_WHAT YOU NEED TO DO:_ Repeat the data below exactly, dropping any pictures it holds.

_SOURCE DATA:_
>> Begin

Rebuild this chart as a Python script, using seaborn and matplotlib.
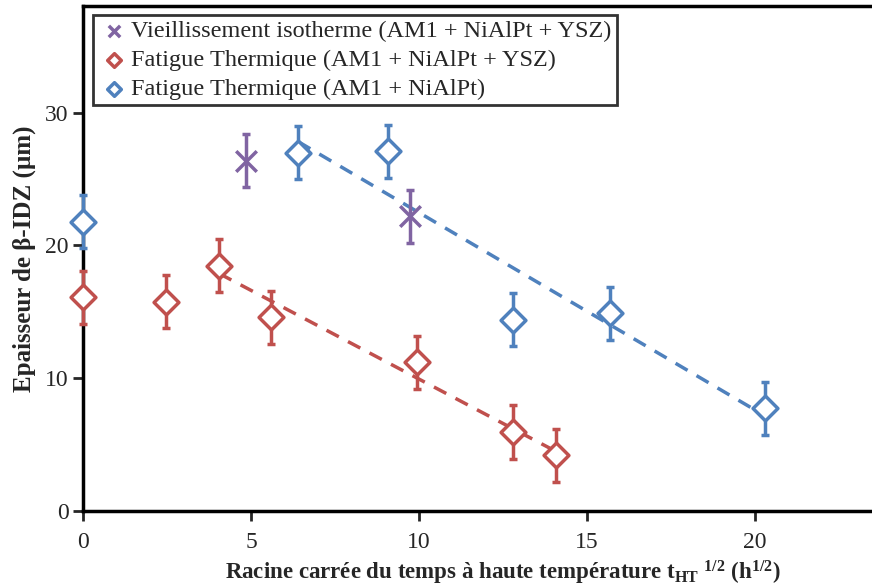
import matplotlib
matplotlib.use('Agg')
import matplotlib.pyplot as plt
import seaborn as sns
import numpy as np

# data
iso_x = [4.86, 9.72]
iso_y = [26.4, 22.2]
iso_err = [2.0, 2.0]

ft_ysz_x = [0.0, 2.47, 4.05, 5.6, 9.95, 12.8, 14.07]
ft_ysz_y = [16.1, 15.75, 18.46, 14.6, 11.2, 5.95, 4.2]
ft_ysz_err = [2.0, 2.0, 2.0, 2.0, 2.0, 2.0, 2.0]

ft_x = [0.0, 6.41, 9.09, 12.8, 15.7, 20.3]
ft_y = [21.8, 27.0, 27.1, 14.4, 14.9, 7.75]
ft_err = [2.0, 2.0, 2.0, 2.0, 2.0, 2.0]

labels = ['Vieillissement isotherme (AM1 + NiAlPt + YSZ)',
          'Fatigue Thermique (AM1 + NiAlPt + YSZ)',
          'Fatigue Thermique (AM1 + NiAlPt)']

purple = '#8064A2'
red = '#C0504D'
blue = '#4F81BD'

sns.set_style('ticks')
plt.rcParams['font.family'] = ['Liberation Serif', 'DejaVu Serif']
plt.rcParams['mathtext.fontset'] = 'custom'
plt.rcParams['mathtext.rm'] = 'Liberation Serif:bold'
plt.rcParams['mathtext.it'] = 'Liberation Serif:bold'
plt.rcParams['mathtext.bf'] = 'Liberation Serif:bold'

fig = plt.figure(figsize=(8.72, 5.88), dpi=100)
# plot area runs a little past the right edge of the picture
ax = fig.add_axes([0.0952, 0.131, 0.963, 0.859])

# error bars
for xs, ys, es, c in [(iso_x, iso_y, iso_err, purple),
                      (ft_ysz_x, ft_ysz_y, ft_ysz_err, red),
                      (ft_x, ft_y, ft_err, blue)]:
    eb = ax.errorbar(xs, ys, yerr=es, fmt='none', ecolor=c, elinewidth=2.5,
                     capsize=3, capthick=2.5, zorder=3)
    for art in eb.lines[1] + eb.lines[2]:
        art.set_clip_on(False)

# trend lines (linear fits)
sns.regplot(x=np.array(ft_ysz_x[2:]), y=np.array(ft_ysz_y[2:]), scatter=False,
            ci=None, ax=ax, color=red,
            line_kws=dict(ls=(0, (4, 3)), lw=2.5, zorder=2))
sns.regplot(x=np.array(ft_x[1:]), y=np.array(ft_y[1:]), scatter=False,
            ci=None, ax=ax, color=blue,
            line_kws=dict(ls=(0, (4, 3)), lw=2.5, zorder=2))

# markers
ax.scatter(iso_x, iso_y, marker='x', s=220, color=purple, linewidths=2.5,
           zorder=4, label=labels[0], clip_on=False)
ax.scatter(ft_ysz_x, ft_ysz_y, marker='D', s=160, facecolor='white',
           edgecolor=red, linewidths=2.5, zorder=4, label=labels[1],
           clip_on=False)
ax.scatter(ft_x, ft_y, marker='D', s=160, facecolor='white',
           edgecolor=blue, linewidths=2.5, zorder=4, label=labels[2],
           clip_on=False)

ax.set_xlim(0, 25)
ax.set_ylim(0, 38.05)
ax.set_xticks([0, 5, 10, 15, 20])
ax.set_yticks([0, 10, 20, 30])
ax.tick_params(axis='both', labelsize=17, length=7, width=2, direction='out')
ax.tick_params(axis='x', pad=8)
for side in ['left', 'bottom', 'top', 'right']:
    ax.spines[side].set_linewidth(2.5)
    ax.spines[side].set_color('black')

ax.set_xlabel(r'Racine carrée du temps à haute température t$_{\mathrm{HT}}$ $^{1/2}$ (h$^{1/2}$)',
              fontsize=16.5, fontweight='bold', labelpad=4)
ax.set_ylabel('Epaisseur de β-IDZ (µm)', fontsize=18, fontweight='bold',
              labelpad=6)

leg = ax.legend(loc='upper left', bbox_to_anchor=(0.0115, 0.982), fontsize=17.5,
                frameon=True, fancybox=False, edgecolor='black',
                handletextpad=0.05, handlelength=1.3, borderpad=0.22,
                labelspacing=0.28, scatterpoints=1, markerscale=0.55,
                borderaxespad=0)
leg.get_frame().set_linewidth(2)

plt.savefig('out.png', dpi=100)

>> End

_ANSWER FOR THE TASK:_
Rebuild this chart as a Python script, using seaborn and matplotlib.
import matplotlib
matplotlib.use('Agg')
import matplotlib.pyplot as plt
import seaborn as sns
import numpy as np

# data
iso_x = [4.86, 9.72]
iso_y = [26.4, 22.2]
iso_err = [2.0, 2.0]

ft_ysz_x = [0.0, 2.47, 4.05, 5.6, 9.95, 12.8, 14.07]
ft_ysz_y = [16.1, 15.75, 18.46, 14.6, 11.2, 5.95, 4.2]
ft_ysz_err = [2.0, 2.0, 2.0, 2.0, 2.0, 2.0, 2.0]

ft_x = [0.0, 6.41, 9.09, 12.8, 15.7, 20.3]
ft_y = [21.8, 27.0, 27.1, 14.4, 14.9, 7.75]
ft_err = [2.0, 2.0, 2.0, 2.0, 2.0, 2.0]

labels = ['Vieillissement isotherme (AM1 + NiAlPt + YSZ)',
          'Fatigue Thermique (AM1 + NiAlPt + YSZ)',
          'Fatigue Thermique (AM1 + NiAlPt)']

purple = '#8064A2'
red = '#C0504D'
blue = '#4F81BD'

sns.set_style('ticks')
plt.rcParams['font.family'] = ['Liberation Serif', 'DejaVu Serif']
plt.rcParams['mathtext.fontset'] = 'custom'
plt.rcParams['mathtext.rm'] = 'Liberation Serif:bold'
plt.rcParams['mathtext.it'] = 'Liberation Serif:bold'
plt.rcParams['mathtext.bf'] = 'Liberation Serif:bold'

fig = plt.figure(figsize=(8.72, 5.88), dpi=100)
# plot area runs a little past the right edge of the picture
ax = fig.add_axes([0.0952, 0.131, 0.963, 0.859])

# error bars
for xs, ys, es, c in [(iso_x, iso_y, iso_err, purple),
                      (ft_ysz_x, ft_ysz_y, ft_ysz_err, red),
                      (ft_x, ft_y, ft_err, blue)]:
    eb = ax.errorbar(xs, ys, yerr=es, fmt='none', ecolor=c, elinewidth=2.5,
                     capsize=3, capthick=2.5, zorder=3)
    for art in eb.lines[1] + eb.lines[2]:
        art.set_clip_on(False)

# trend lines (linear fits)
sns.regplot(x=np.array(ft_ysz_x[2:]), y=np.array(ft_ysz_y[2:]), scatter=False,
            ci=None, ax=ax, color=red,
            line_kws=dict(ls=(0, (4, 3)), lw=2.5, zorder=2))
sns.regplot(x=np.array(ft_x[1:]), y=np.array(ft_y[1:]), scatter=False,
            ci=None, ax=ax, color=blue,
            line_kws=dict(ls=(0, (4, 3)), lw=2.5, zorder=2))

# markers
ax.scatter(iso_x, iso_y, marker='x', s=220, color=purple, linewidths=2.5,
           zorder=4, label=labels[0], clip_on=False)
ax.scatter(ft_ysz_x, ft_ysz_y, marker='D', s=160, facecolor='white',
           edgecolor=red, linewidths=2.5, zorder=4, label=labels[1],
           clip_on=False)
ax.scatter(ft_x, ft_y, marker='D', s=160, facecolor='white',
           edgecolor=blue, linewidths=2.5, zorder=4, label=labels[2],
           clip_on=False)

ax.set_xlim(0, 25)
ax.set_ylim(0, 38.05)
ax.set_xticks([0, 5, 10, 15, 20])
ax.set_yticks([0, 10, 20, 30])
ax.tick_params(axis='both', labelsize=17, length=7, width=2, direction='out')
ax.tick_params(axis='x', pad=8)
for side in ['left', 'bottom', 'top', 'right']:
    ax.spines[side].set_linewidth(2.5)
    ax.spines[side].set_color('black')

ax.set_xlabel(r'Racine carrée du temps à haute température t$_{\mathrm{HT}}$ $^{1/2}$ (h$^{1/2}$)',
              fontsize=16.5, fontweight='bold', labelpad=4)
ax.set_ylabel('Epaisseur de β-IDZ (µm)', fontsize=18, fontweight='bold',
              labelpad=6)

leg = ax.legend(loc='upper left', bbox_to_anchor=(0.0115, 0.982), fontsize=17.5,
                frameon=True, fancybox=False, edgecolor='black',
                handletextpad=0.05, handlelength=1.3, borderpad=0.22,
                labelspacing=0.28, scatterpoints=1, markerscale=0.55,
                borderaxespad=0)
leg.get_frame().set_linewidth(2)

plt.savefig('out.png', dpi=100)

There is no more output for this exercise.